Northern Ireland and its population suffered greatly in past conflicts. There was a time when few would visit or invest in this fine part of the U.K. The hard border between the north and the south added to tensions. The Good Friday Agreement played a crucial role in the return to peace and this is written in the context of that there had always been groups in favor of a closer union with London and others who prefer a national unity strategy for the entire island of Ireland.

Brexit, unfortunately, brought back memories of that past as old divisions popped up once more. Not surprisingly over here there was a clear majority vote "Remain" (56 percent).

However, as Theresa May needs partners for her otherwise minority government, it seems likely that by the time the deal goes for a vote in the Parliament, the Democratic Unionist Party (DUP) would not vote for it. But when listening in on entrepreneurs and the wider business community, including those active in the agricultural sector, one understands that they actually support May's third Brexit way which could see the whole of the U.K. staying in some form of a Customs Union with the EU unless a separate and all-encompassing free trade agreement would be agreed upon.

What is encouraging up here, too, is that we find fault lines and ideological divisions but nothing of the sort that rocked Northern Ireland's peace and stability previously. It is all about debating what is best for Northern Ireland and its relations with the Republic. Opinion is more fractured in the Republic though.

What impacts Northern Ireland most is the question about what the term "backstop" actually implies. It is commonly understood that it entails that if there is a last-minute no-deal between London and Brussels that Northern Ireland would somehow stay in the Customs Union hence avoiding an external border between the EU and Northern Ireland. What few have calculated as of yet is another scenario: populist sentiment in the U.K. gains the upper hand, early elections are called for one reason or the other and a second Brexit referendum is tabled. Then all currently agreed upon parameters would be open to renegotiating with an open outcome unless "Remain" would win.

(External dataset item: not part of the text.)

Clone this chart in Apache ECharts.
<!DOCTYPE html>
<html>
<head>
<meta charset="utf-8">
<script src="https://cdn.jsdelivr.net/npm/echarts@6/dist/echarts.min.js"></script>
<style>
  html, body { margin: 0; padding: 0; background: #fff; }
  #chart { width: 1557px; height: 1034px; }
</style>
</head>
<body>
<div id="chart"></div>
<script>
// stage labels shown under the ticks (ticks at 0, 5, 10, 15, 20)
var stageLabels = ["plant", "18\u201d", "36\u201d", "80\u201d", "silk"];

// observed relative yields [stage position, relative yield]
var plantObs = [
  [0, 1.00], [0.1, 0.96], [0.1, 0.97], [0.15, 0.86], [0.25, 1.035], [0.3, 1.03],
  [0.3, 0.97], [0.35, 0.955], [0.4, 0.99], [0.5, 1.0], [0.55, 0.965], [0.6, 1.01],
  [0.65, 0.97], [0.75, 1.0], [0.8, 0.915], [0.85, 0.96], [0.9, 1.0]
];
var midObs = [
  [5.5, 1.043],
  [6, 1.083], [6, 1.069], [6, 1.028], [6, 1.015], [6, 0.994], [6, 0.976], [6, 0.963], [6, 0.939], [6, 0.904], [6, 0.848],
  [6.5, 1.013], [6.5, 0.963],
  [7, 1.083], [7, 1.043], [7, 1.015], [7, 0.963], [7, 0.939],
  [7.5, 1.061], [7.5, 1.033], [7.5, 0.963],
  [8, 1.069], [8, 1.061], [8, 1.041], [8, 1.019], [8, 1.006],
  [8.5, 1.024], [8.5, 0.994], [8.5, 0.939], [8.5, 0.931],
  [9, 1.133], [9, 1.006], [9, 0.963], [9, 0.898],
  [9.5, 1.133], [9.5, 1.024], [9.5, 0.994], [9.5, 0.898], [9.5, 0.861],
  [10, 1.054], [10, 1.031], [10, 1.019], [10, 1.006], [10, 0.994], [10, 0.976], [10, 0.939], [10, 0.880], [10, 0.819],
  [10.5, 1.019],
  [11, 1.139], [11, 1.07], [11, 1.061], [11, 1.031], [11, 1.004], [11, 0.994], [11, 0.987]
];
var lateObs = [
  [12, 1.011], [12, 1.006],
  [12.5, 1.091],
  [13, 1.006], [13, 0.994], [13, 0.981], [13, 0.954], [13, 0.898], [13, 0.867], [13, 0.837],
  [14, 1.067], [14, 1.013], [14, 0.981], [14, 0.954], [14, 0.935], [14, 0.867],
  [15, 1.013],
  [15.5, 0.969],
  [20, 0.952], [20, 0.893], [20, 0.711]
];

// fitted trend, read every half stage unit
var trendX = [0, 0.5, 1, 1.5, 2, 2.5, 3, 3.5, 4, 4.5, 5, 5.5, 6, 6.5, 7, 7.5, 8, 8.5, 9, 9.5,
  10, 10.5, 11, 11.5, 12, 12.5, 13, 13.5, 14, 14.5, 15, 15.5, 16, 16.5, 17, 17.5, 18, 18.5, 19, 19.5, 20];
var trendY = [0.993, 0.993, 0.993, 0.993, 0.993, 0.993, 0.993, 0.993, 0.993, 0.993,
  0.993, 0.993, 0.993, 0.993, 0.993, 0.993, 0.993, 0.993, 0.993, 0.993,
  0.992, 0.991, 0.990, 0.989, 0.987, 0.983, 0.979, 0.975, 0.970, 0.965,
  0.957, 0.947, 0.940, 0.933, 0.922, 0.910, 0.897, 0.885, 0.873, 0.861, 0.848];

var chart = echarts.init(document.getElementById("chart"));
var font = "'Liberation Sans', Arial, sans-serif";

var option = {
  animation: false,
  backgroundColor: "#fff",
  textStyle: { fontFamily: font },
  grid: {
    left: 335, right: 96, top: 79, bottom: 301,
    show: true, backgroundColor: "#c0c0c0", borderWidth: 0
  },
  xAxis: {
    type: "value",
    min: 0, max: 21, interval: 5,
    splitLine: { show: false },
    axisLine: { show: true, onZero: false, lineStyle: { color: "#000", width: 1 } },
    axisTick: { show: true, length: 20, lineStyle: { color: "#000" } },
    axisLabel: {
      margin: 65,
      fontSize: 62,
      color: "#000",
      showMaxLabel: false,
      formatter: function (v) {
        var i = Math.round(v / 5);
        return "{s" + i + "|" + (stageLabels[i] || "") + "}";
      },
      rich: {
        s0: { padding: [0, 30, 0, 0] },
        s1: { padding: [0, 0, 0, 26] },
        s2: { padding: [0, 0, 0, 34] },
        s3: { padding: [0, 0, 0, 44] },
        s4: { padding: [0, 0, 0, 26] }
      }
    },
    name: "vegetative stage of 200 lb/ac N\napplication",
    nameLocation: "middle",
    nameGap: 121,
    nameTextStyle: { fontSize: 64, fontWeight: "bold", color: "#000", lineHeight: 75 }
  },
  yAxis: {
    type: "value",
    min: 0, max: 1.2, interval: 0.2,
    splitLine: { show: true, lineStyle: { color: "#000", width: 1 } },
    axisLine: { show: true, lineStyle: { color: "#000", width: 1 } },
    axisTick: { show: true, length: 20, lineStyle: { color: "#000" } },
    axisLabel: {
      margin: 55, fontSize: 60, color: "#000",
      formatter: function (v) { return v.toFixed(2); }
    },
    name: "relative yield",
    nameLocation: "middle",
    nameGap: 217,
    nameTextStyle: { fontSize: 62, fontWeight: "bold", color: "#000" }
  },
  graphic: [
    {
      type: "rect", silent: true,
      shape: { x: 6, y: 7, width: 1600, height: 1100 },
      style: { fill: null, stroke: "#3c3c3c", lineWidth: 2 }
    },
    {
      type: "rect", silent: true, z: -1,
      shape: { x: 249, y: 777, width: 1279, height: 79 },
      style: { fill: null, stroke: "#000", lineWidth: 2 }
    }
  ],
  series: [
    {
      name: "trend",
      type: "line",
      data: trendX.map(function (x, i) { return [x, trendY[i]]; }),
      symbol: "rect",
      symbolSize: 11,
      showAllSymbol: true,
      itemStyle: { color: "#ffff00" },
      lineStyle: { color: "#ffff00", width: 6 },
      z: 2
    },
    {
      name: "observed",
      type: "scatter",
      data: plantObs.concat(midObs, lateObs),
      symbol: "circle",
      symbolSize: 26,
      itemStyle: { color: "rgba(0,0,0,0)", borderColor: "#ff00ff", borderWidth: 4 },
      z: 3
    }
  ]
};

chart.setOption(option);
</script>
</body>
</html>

Brexit still in the making

After a rocky Cabinet ride, British parliamentarians must still approve or reject Theresa May's third way Brexit deal, too. Thus confusion still surrounds an otherwise much-cherished announcement, much cherished if seen from an Irish-Irish perspective. Yet many on the mainland argue that her deal is not what the British people had been asked to vote upon in 2016; they either say that the only solution is a new Brexit referendum or to scrap the present accord and renegotiate. Leading Cabinet members, as well as Brexit Secretary Dominic Raab, resigned over the matter.

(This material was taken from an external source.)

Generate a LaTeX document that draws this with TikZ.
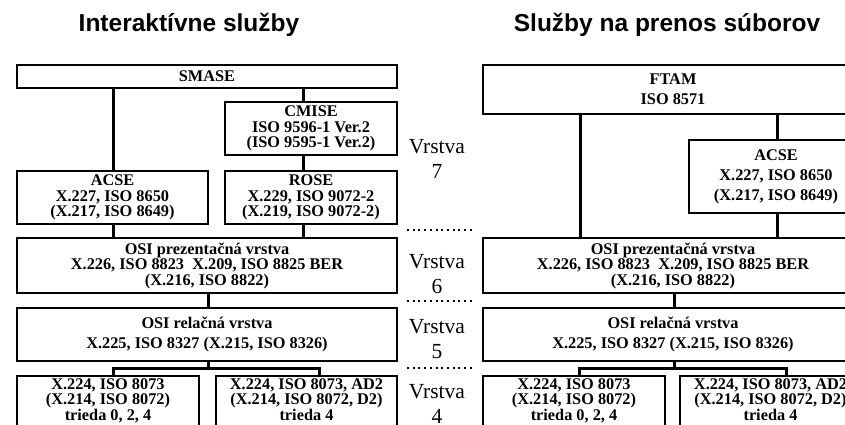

The most pressing question is whether in the case of a hard Brexit, which is theoretically unfortunately still an option, perhaps after early elections and perhaps even after a second referendum in the U.K. should "Leave" gain the upper hand again although "Remain" would expect to come out victorious, too, the CTA can survive.

The moment CTA is shelved or suspended or even only substantially modified, a hard border is on the negotiating tables once again. From what one hears both in the Republic and in Northern Ireland something which must be avoided at all costs yet approaches may differ, see the DUP's stance for example. One can only hope that in the interest of peace for the Republic of Ireland as well as Northern Ireland that whoever negotiates for either London or Brussels today and tomorrow will keep this in mind.